Check out the list below to see some of things you can do.  Yes, they may take an hour or two of your time, but a little professional empathy goes a long way for those who are looking for a back to school life-line.

1) Start with basic human needs, show them where the bathroom, water fountain, refrigerator, coffee pot, soda machine, bulletin board paper, staff mailboxes, and copier are located and how they are used.

2) Define the acronyms.  We have different acronyms from state to state and even school to school as we design special programs to meet the needs of our students. As educators, we often speak in acronyms without thinking.  Take a moment and share what these mean.

3) Talk about basic school and district policies, administrative quirks, and unspoken rules.
For example: If there's a specific form for bullying or a student making a threat, a special sign in/sign-out thing if you leave campus, if parent conferences are only on certain days, if leggings are a no-no, if admin doesn't like for your children to help on campus during pre-planning, if pets are okay to bring while setting up your room, etc.

4) Be willing to loan your stuff.  Check to see if there is something you can loan short term like staplers, tape, markers, your children, etc. When you are new you don't always come with all your supplies in tow or have children who are used to helping their mom or dad set up their room or office each year.  Offer what you can, sometimes all your new colleague needs is just the basics to get started.

5) Share information.  Are they getting emails and announcements from admin and the district?  Make sure you print copies so they don't feel left out and even more clueless than they already do.

6) Review the district website.  There are many important things School Counselors and teachers need to know about on our district's website. Give your newbies a basic overview of how to maneuver on your district website, how to access district computer programs, where special required forms can be found, and how to sign up for computer training, and  PD (professional development).
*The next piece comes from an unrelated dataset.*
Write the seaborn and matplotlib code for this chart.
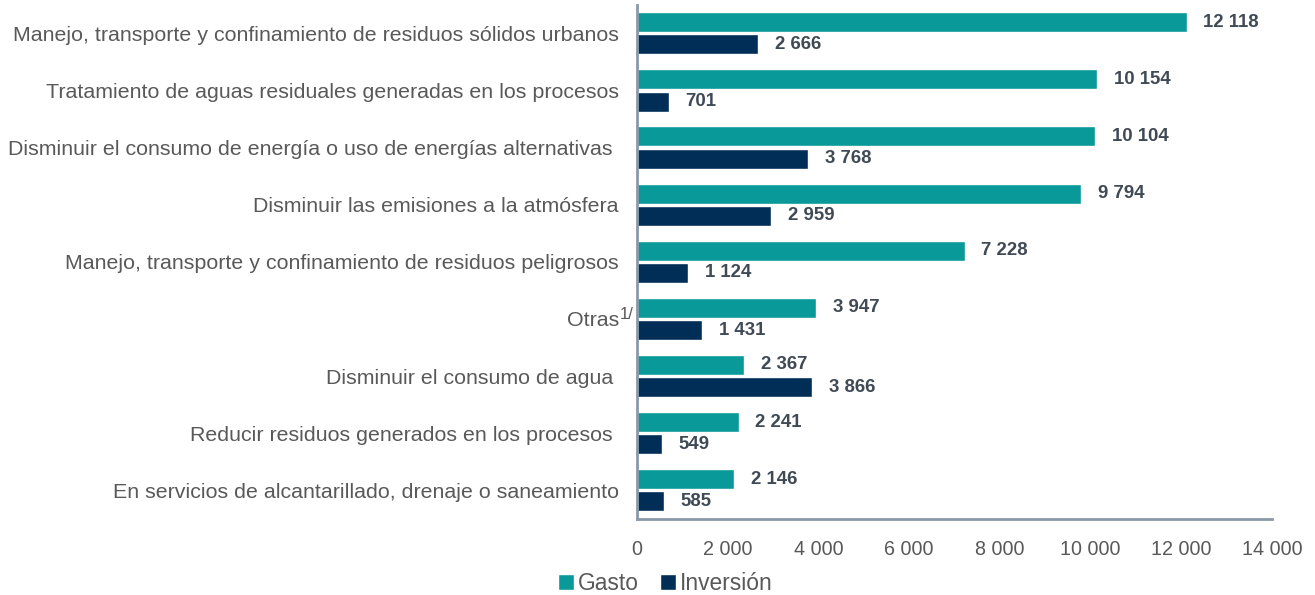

7) Be a mentor.  Offer assurance that it will get easier and be the someone newbies feel they can come to with questions or concerns throughout the year.  The entire first year of school counseling has a very steep learning curve. The counseling skills are there, but all the policies, procedures, do's and don'ts of a district can be hard to manage.  They don't teach all that in grad school.  Remember when you were new.  What would you have liked someone to have done for you?

 If you have started back to school, or will be starting soon,  I urge you to be on the lookout for the new folks. And if you are in elementary, look not only for the new faculty at your school, but the new School Counselors in your district.  There are some things with which only another School Counselor can provide help.  Check in to see who is overwhelmed and could use a little encouragement.  We tend to assume there are things everyone knows, but that just isn't the case. Have some professional empathy and take an hour or so of your time and share it with that new counselor or new teachers.  Your kindness will help them not only feel at home at your school, but more informed and confident as they welcome students to a new school year.

How do you practice professional empathy?  What other things would you add to my list?

Welcome Back!  It's going to be an exciting 2017-2018!